**Set problem**
Can you write out all the lines word for word, with no pictures?
_____
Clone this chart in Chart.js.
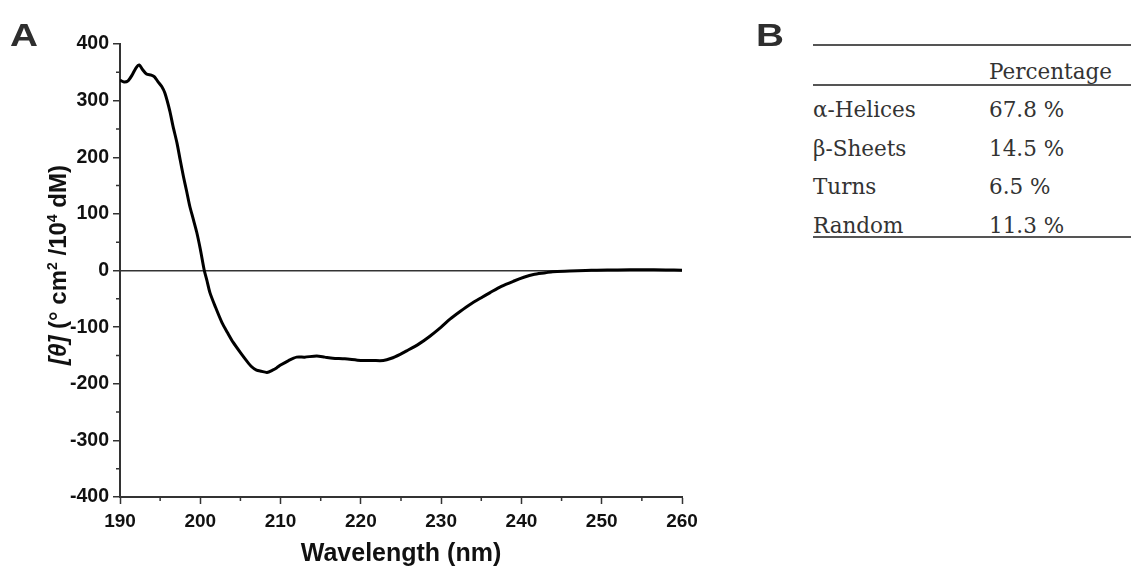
<!DOCTYPE html>
<html>
<head>
<meta charset="utf-8">
<script src="https://cdn.jsdelivr.net/npm/chart.js@4.4.1/dist/chart.umd.min.js"></script>
<style>
  body { margin: 0; background: #fff; }
  #wrap { position: relative; width: 1131px; height: 573px; overflow: hidden; background: #fff; }
  #cd_chart { position: absolute; left: 0; top: 0; }
  .panel { position: absolute; font-family: "Liberation Sans", Arial, sans-serif; font-weight: bold; font-size: 31px; color: #2e2e2e; line-height: 1; transform: scaleX(1.25); transform-origin: left top; }
  .rule { position: absolute; left: 813px; width: 318px; background: #555; }
  .cell { position: absolute; font-family: "DejaVu Serif", serif; font-size: 21.5px; color: #333; line-height: 1; white-space: nowrap; }
</style>
</head>
<body>
<div id="wrap">
  <canvas id="cd_chart" width="760" height="573"></canvas>
  <div class="panel" style="left:10px;top:20px;">A</div>
  <div class="panel" style="left:756px;top:20px;">B</div>
  <div id="table_b"></div>
</div>
<script>
// CD SPECTRUM DATA (wavelength in nm, molar ellipticity)
const wavelengths = [
  190.0, 190.5, 191.0, 191.5, 192.0, 192.4, 192.8, 193.3, 193.9, 194.3,
  194.7, 195.2, 195.6, 196.2, 196.6, 197.1, 197.5, 197.9, 198.3, 198.7,
  199.1, 199.55, 200.0, 200.5, 200.8, 201.2, 201.9, 202.7, 203.4, 204.1,
  205.0, 205.8, 206.4, 207.0, 207.6, 208.3, 209.0, 209.5, 210.0, 211.0,
  212.0, 213.0, 214.5, 215.5, 216.5, 218.0, 220.0, 221.5, 222.8, 223.8,
  224.9, 225.7, 227.2, 228.6, 230.0, 231.1, 232.4, 233.6, 235.0, 236.1,
  237.5, 239.0, 240.3, 241.5, 243.0, 243.9, 246.0, 248.0, 249.4, 252.0,
  255.0, 258.0, 260.0
];
const ellipticity = [
  336, 333, 335, 345, 358, 363, 355, 347, 345, 342,
  334, 325, 313, 282, 255, 225, 195, 166, 140, 113,
  92, 68, 38, 0, -16, -39, -65, -92, -110, -127,
  -145, -160, -170, -176, -178, -180, -176, -172, -167, -159,
  -153, -153, -151, -153, -155, -156, -159, -159, -159, -155,
  -148, -142, -130, -116, -100, -86, -72, -60, -48, -39,
  -28, -19, -12, -7, -4, -2, -1, 0, 0.5, 1,
  1.5, 1, 0.5
];

// TABLE B
const structureNames = ["α-Helices", "β-Sheets", "Turns", "Random"];
const structurePercent = ["67.8 %", "14.5 %", "6.5 %", "11.3 %"];
const tableHeader = "Percentage";

// BUILD TABLE
const table_el = document.getElementById("table_b");
function addCell(text, left, baseline) {
  const d = document.createElement("div");
  d.className = "cell";
  d.textContent = text;
  d.style.left = left + "px";
  d.style.top = (baseline - 18) + "px";
  table_el.appendChild(d);
}
function addRule(top, h) {
  const d = document.createElement("div");
  d.className = "rule";
  d.style.top = top + "px";
  d.style.height = h + "px";
  table_el.appendChild(d);
}
addRule(44, 1.5);
addRule(84, 2);
addRule(236, 2);
addCell(tableHeader, 989, 79);
structureNames.forEach((name, i) => {
  addCell(name, 813, 117 + i * 38.5);
  addCell(structurePercent[i], 989, 117 + i * 38.5);
});

// MINOR TICKS + Y TITLE
const extrasPlugin = {
  id: "extras",
  afterDraw(chart) {
    const c = chart.ctx;
    const xs = chart.scales.x, ys = chart.scales.y;
    c.save();
    c.strokeStyle = "#333";
    c.lineWidth = 1.5;
    c.beginPath();
    xs.ticks.forEach(t => {
      if (t.value % 10 !== 0) {
        const px = xs.getPixelForValue(t.value);
        c.moveTo(px, xs.top);
        c.lineTo(px, xs.top + 4);
      }
    });
    ys.ticks.forEach(t => {
      if (t.value % 100 !== 0) {
        const py = ys.getPixelForValue(t.value);
        c.moveTo(ys.right, py);
        c.lineTo(ys.right - 4, py);
      }
    });
    c.stroke();

    // y axis title with italic and superscripts
    const parts = [
      { t: "[θ]", f: "italic bold 24px 'Liberation Sans', Arial", dy: 0 },
      { t: " (° cm", f: "bold 24px 'Liberation Sans', Arial", dy: 0 },
      { t: "2", f: "bold 14px 'Liberation Sans', Arial", dy: -9 },
      { t: " /10", f: "bold 24px 'Liberation Sans', Arial", dy: 0 },
      { t: "4", f: "bold 14px 'Liberation Sans', Arial", dy: -9 },
      { t: " dM)", f: "bold 24px 'Liberation Sans', Arial", dy: 0 }
    ];
    let total = 0;
    parts.forEach(p => { c.font = p.f; p.w = c.measureText(p.t).width; total += p.w; });
    c.translate(58, 265);
    c.rotate(-Math.PI / 2);
    c.fillStyle = "#111";
    c.textBaseline = "alphabetic";
    let x0 = -total / 2;
    parts.forEach(p => {
      c.font = p.f;
      c.fillText(p.t, x0, 8 + p.dy);
      x0 += p.w;
    });
    c.restore();
  }
};

const ctx = document.getElementById("cd_chart").getContext("2d");
const points = wavelengths.map((w, i) => ({ x: w, y: ellipticity[i] }));

const my_chart = new Chart(ctx, {
  type: "line",
  data: {
    datasets: [{
      label: "CD",
      data: points,
      borderColor: "#000",
      borderWidth: 3,
      pointRadius: 0,
      tension: 0.25,
      fill: false
    }]
  },
  options: {
    responsive: false,
    animation: false,
    events: [],
    layout: { padding: { top: 44, right: 78, left: 0, bottom: 0 } },
    plugins: { legend: { display: false }, tooltip: { enabled: false } },
    scales: {
      x: {
        type: "linear",
        min: 190,
        max: 260,
        afterFit(scale) { scale.height = 76; },
        border: { display: true, color: "#333", width: 2 },
        grid: {
          drawOnChartArea: false,
          tickLength: 7,
          tickWidth: 1.5,
          tickColor: c => (c.tick && c.tick.value % 10 === 0 ? "#333" : "rgba(0,0,0,0)")
        },
        ticks: {
          stepSize: 5,
          padding: 6,
          color: "#111",
          font: { family: "'Liberation Sans', Arial", size: 19, weight: "bold" },
          callback: v => (v % 10 === 0 ? v : "")
        },
        title: {
          display: true,
          text: "Wavelength (nm)",
          color: "#111",
          font: { family: "'Liberation Sans', Arial", size: 25, weight: "bold" },
          padding: { top: 10 }
        }
      },
      y: {
        min: -400,
        max: 400,
        afterFit(scale) { scale.width = 120; },
        border: { display: true, color: "#333", width: 2 },
        grid: {
          drawOnChartArea: true,
          color: c => (c.tick && c.tick.value === 0 ? "#333" : "rgba(0,0,0,0)"),
          lineWidth: 1.5,
          tickLength: 7,
          tickWidth: 1.5,
          tickColor: c => (c.tick && c.tick.value % 100 === 0 ? "#333" : "rgba(0,0,0,0)")
        },
        ticks: {
          stepSize: 50,
          padding: 4,
          color: "#111",
          font: { family: "'Liberation Sans', Arial", size: 19.5, weight: "bold" },
          callback: v => (v % 100 === 0 ? v : "")
        }
      }
    }
  },
  plugins: [extrasPlugin]
});
</script>
</body>
</html>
_____
**Task output**
Clone this chart in Chart.js.
<!DOCTYPE html>
<html>
<head>
<meta charset="utf-8">
<script src="https://cdn.jsdelivr.net/npm/chart.js@4.4.1/dist/chart.umd.min.js"></script>
<style>
  body { margin: 0; background: #fff; }
  #wrap { position: relative; width: 1131px; height: 573px; overflow: hidden; background: #fff; }
  #cd_chart { position: absolute; left: 0; top: 0; }
  .panel { position: absolute; font-family: "Liberation Sans", Arial, sans-serif; font-weight: bold; font-size: 31px; color: #2e2e2e; line-height: 1; transform: scaleX(1.25); transform-origin: left top; }
  .rule { position: absolute; left: 813px; width: 318px; background: #555; }
  .cell { position: absolute; font-family: "DejaVu Serif", serif; font-size: 21.5px; color: #333; line-height: 1; white-space: nowrap; }
</style>
</head>
<body>
<div id="wrap">
  <canvas id="cd_chart" width="760" height="573"></canvas>
  <div class="panel" style="left:10px;top:20px;">A</div>
  <div class="panel" style="left:756px;top:20px;">B</div>
  <div id="table_b"></div>
</div>
<script>
// CD SPECTRUM DATA (wavelength in nm, molar ellipticity)
const wavelengths = [
  190.0, 190.5, 191.0, 191.5, 192.0, 192.4, 192.8, 193.3, 193.9, 194.3,
  194.7, 195.2, 195.6, 196.2, 196.6, 197.1, 197.5, 197.9, 198.3, 198.7,
  199.1, 199.55, 200.0, 200.5, 200.8, 201.2, 201.9, 202.7, 203.4, 204.1,
  205.0, 205.8, 206.4, 207.0, 207.6, 208.3, 209.0, 209.5, 210.0, 211.0,
  212.0, 213.0, 214.5, 215.5, 216.5, 218.0, 220.0, 221.5, 222.8, 223.8,
  224.9, 225.7, 227.2, 228.6, 230.0, 231.1, 232.4, 233.6, 235.0, 236.1,
  237.5, 239.0, 240.3, 241.5, 243.0, 243.9, 246.0, 248.0, 249.4, 252.0,
  255.0, 258.0, 260.0
];
const ellipticity = [
  336, 333, 335, 345, 358, 363, 355, 347, 345, 342,
  334, 325, 313, 282, 255, 225, 195, 166, 140, 113,
  92, 68, 38, 0, -16, -39, -65, -92, -110, -127,
  -145, -160, -170, -176, -178, -180, -176, -172, -167, -159,
  -153, -153, -151, -153, -155, -156, -159, -159, -159, -155,
  -148, -142, -130, -116, -100, -86, -72, -60, -48, -39,
  -28, -19, -12, -7, -4, -2, -1, 0, 0.5, 1,
  1.5, 1, 0.5
];

// TABLE B
const structureNames = ["α-Helices", "β-Sheets", "Turns", "Random"];
const structurePercent = ["67.8 %", "14.5 %", "6.5 %", "11.3 %"];
const tableHeader = "Percentage";

// BUILD TABLE
const table_el = document.getElementById("table_b");
function addCell(text, left, baseline) {
  const d = document.createElement("div");
  d.className = "cell";
  d.textContent = text;
  d.style.left = left + "px";
  d.style.top = (baseline - 18) + "px";
  table_el.appendChild(d);
}
function addRule(top, h) {
  const d = document.createElement("div");
  d.className = "rule";
  d.style.top = top + "px";
  d.style.height = h + "px";
  table_el.appendChild(d);
}
addRule(44, 1.5);
addRule(84, 2);
addRule(236, 2);
addCell(tableHeader, 989, 79);
structureNames.forEach((name, i) => {
  addCell(name, 813, 117 + i * 38.5);
  addCell(structurePercent[i], 989, 117 + i * 38.5);
});

// MINOR TICKS + Y TITLE
const extrasPlugin = {
  id: "extras",
  afterDraw(chart) {
    const c = chart.ctx;
    const xs = chart.scales.x, ys = chart.scales.y;
    c.save();
    c.strokeStyle = "#333";
    c.lineWidth = 1.5;
    c.beginPath();
    xs.ticks.forEach(t => {
      if (t.value % 10 !== 0) {
        const px = xs.getPixelForValue(t.value);
        c.moveTo(px, xs.top);
        c.lineTo(px, xs.top + 4);
      }
    });
    ys.ticks.forEach(t => {
      if (t.value % 100 !== 0) {
        const py = ys.getPixelForValue(t.value);
        c.moveTo(ys.right, py);
        c.lineTo(ys.right - 4, py);
      }
    });
    c.stroke();

    // y axis title with italic and superscripts
    const parts = [
      { t: "[θ]", f: "italic bold 24px 'Liberation Sans', Arial", dy: 0 },
      { t: " (° cm", f: "bold 24px 'Liberation Sans', Arial", dy: 0 },
      { t: "2", f: "bold 14px 'Liberation Sans', Arial", dy: -9 },
      { t: " /10", f: "bold 24px 'Liberation Sans', Arial", dy: 0 },
      { t: "4", f: "bold 14px 'Liberation Sans', Arial", dy: -9 },
      { t: " dM)", f: "bold 24px 'Liberation Sans', Arial", dy: 0 }
    ];
    let total = 0;
    parts.forEach(p => { c.font = p.f; p.w = c.measureText(p.t).width; total += p.w; });
    c.translate(58, 265);
    c.rotate(-Math.PI / 2);
    c.fillStyle = "#111";
    c.textBaseline = "alphabetic";
    let x0 = -total / 2;
    parts.forEach(p => {
      c.font = p.f;
      c.fillText(p.t, x0, 8 + p.dy);
      x0 += p.w;
    });
    c.restore();
  }
};

const ctx = document.getElementById("cd_chart").getContext("2d");
const points = wavelengths.map((w, i) => ({ x: w, y: ellipticity[i] }));

const my_chart = new Chart(ctx, {
  type: "line",
  data: {
    datasets: [{
      label: "CD",
      data: points,
      borderColor: "#000",
      borderWidth: 3,
      pointRadius: 0,
      tension: 0.25,
      fill: false
    }]
  },
  options: {
    responsive: false,
    animation: false,
    events: [],
    layout: { padding: { top: 44, right: 78, left: 0, bottom: 0 } },
    plugins: { legend: { display: false }, tooltip: { enabled: false } },
    scales: {
      x: {
        type: "linear",
        min: 190,
        max: 260,
        afterFit(scale) { scale.height = 76; },
        border: { display: true, color: "#333", width: 2 },
        grid: {
          drawOnChartArea: false,
          tickLength: 7,
          tickWidth: 1.5,
          tickColor: c => (c.tick && c.tick.value % 10 === 0 ? "#333" : "rgba(0,0,0,0)")
        },
        ticks: {
          stepSize: 5,
          padding: 6,
          color: "#111",
          font: { family: "'Liberation Sans', Arial", size: 19, weight: "bold" },
          callback: v => (v % 10 === 0 ? v : "")
        },
        title: {
          display: true,
          text: "Wavelength (nm)",
          color: "#111",
          font: { family: "'Liberation Sans', Arial", size: 25, weight: "bold" },
          padding: { top: 10 }
        }
      },
      y: {
        min: -400,
        max: 400,
        afterFit(scale) { scale.width = 120; },
        border: { display: true, color: "#333", width: 2 },
        grid: {
          drawOnChartArea: true,
          color: c => (c.tick && c.tick.value === 0 ? "#333" : "rgba(0,0,0,0)"),
          lineWidth: 1.5,
          tickLength: 7,
          tickWidth: 1.5,
          tickColor: c => (c.tick && c.tick.value % 100 === 0 ? "#333" : "rgba(0,0,0,0)")
        },
        ticks: {
          stepSize: 50,
          padding: 4,
          color: "#111",
          font: { family: "'Liberation Sans', Arial", size: 19.5, weight: "bold" },
          callback: v => (v % 100 === 0 ? v : "")
        }
      }
    }
  },
  plugins: [extrasPlugin]
});
</script>
</body>
</html>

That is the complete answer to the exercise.